It’s official, the world has gone selfie mad. Not only are our Facebook, Twitter and Instagram feeds overloaded with the new phenomenon, it has been crowned ‘Word of the Year 2013’ by Oxford Dictionaries.
It’s even beaten other expressions such as ‘twerk’, ‘binge-watch’ and ‘showrooming’.
Not only the domain of teenagers and self-obsessed pop stars (Miley Cyrus I’m talking to you) even worldwide leaders are getting in on the act.
Earlier this year Pope Francis appeared in what is regarded as the first ever “Papal selfie” when he posed with teenagers at the Vatican, while Michelle Obama snapped a shot with her dog on the White House lawn in a picture that was beamed around the world.
According to Oxford Dictionaries the earliest known usage of the term selfie is an Australian online forum post from 2002. It read: “Um, drunk at a mate’s 21st, I tripped over and landed lip first (with front teeth coming a very close second) on a set of steps. I had a hole about 1cm long right through my bottom lip. And sorry about the focus, it was a selfie.”

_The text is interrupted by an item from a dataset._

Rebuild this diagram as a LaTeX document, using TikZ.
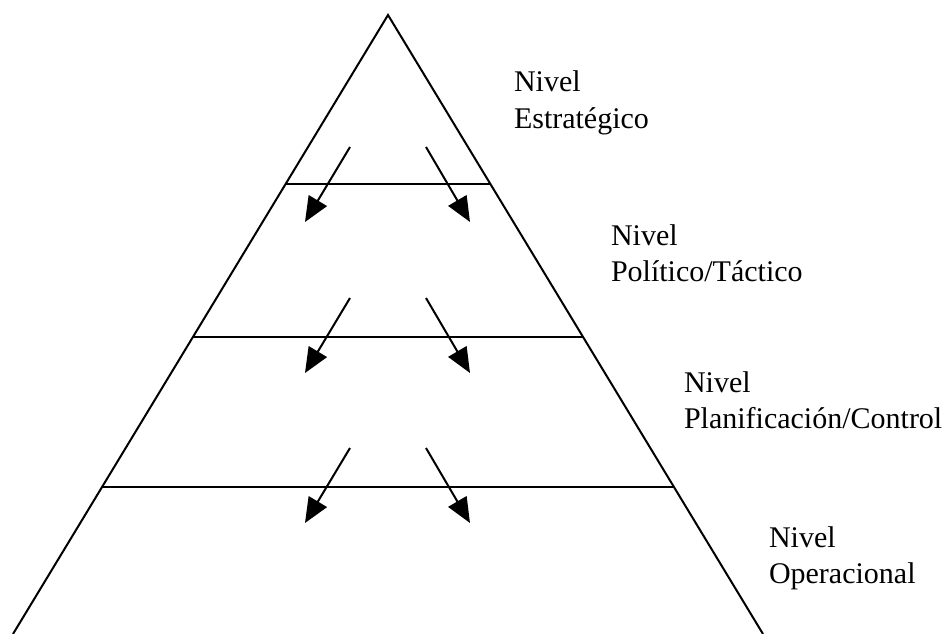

So why all the fuss? Have we always been this in love with ourselves but are now only expressing this self-appreciation because of forward facing camera technology? Or is it more about how we want other people to see us?
Alicia Eler, who writes routinely about selfies on the arts site Hyperallergic, said: “The self-portrait and the selfie are for anyone who’s continuously documenting the act of becoming. It’s not self-obsession though. It’s a way to connect.”
And connect we do. According to recent findings 51% of people in the UK have taken a selfie, creating 35 million photos every month, and it doesn’t seem to be a craze that’s going away anytime soon.
So sit back, relax and enjoy the selfie show. Or better yet, embrace it yourself – just remember these wise words from sefie aficionado Alexa Chung: “There are two ways to compose this shot: you can either hide your face behind the camera or, if you’re having a good day, peek out from behind it — but for God’s sake, please don’t look directly in the lens.”
I couldn’t have said it better myself.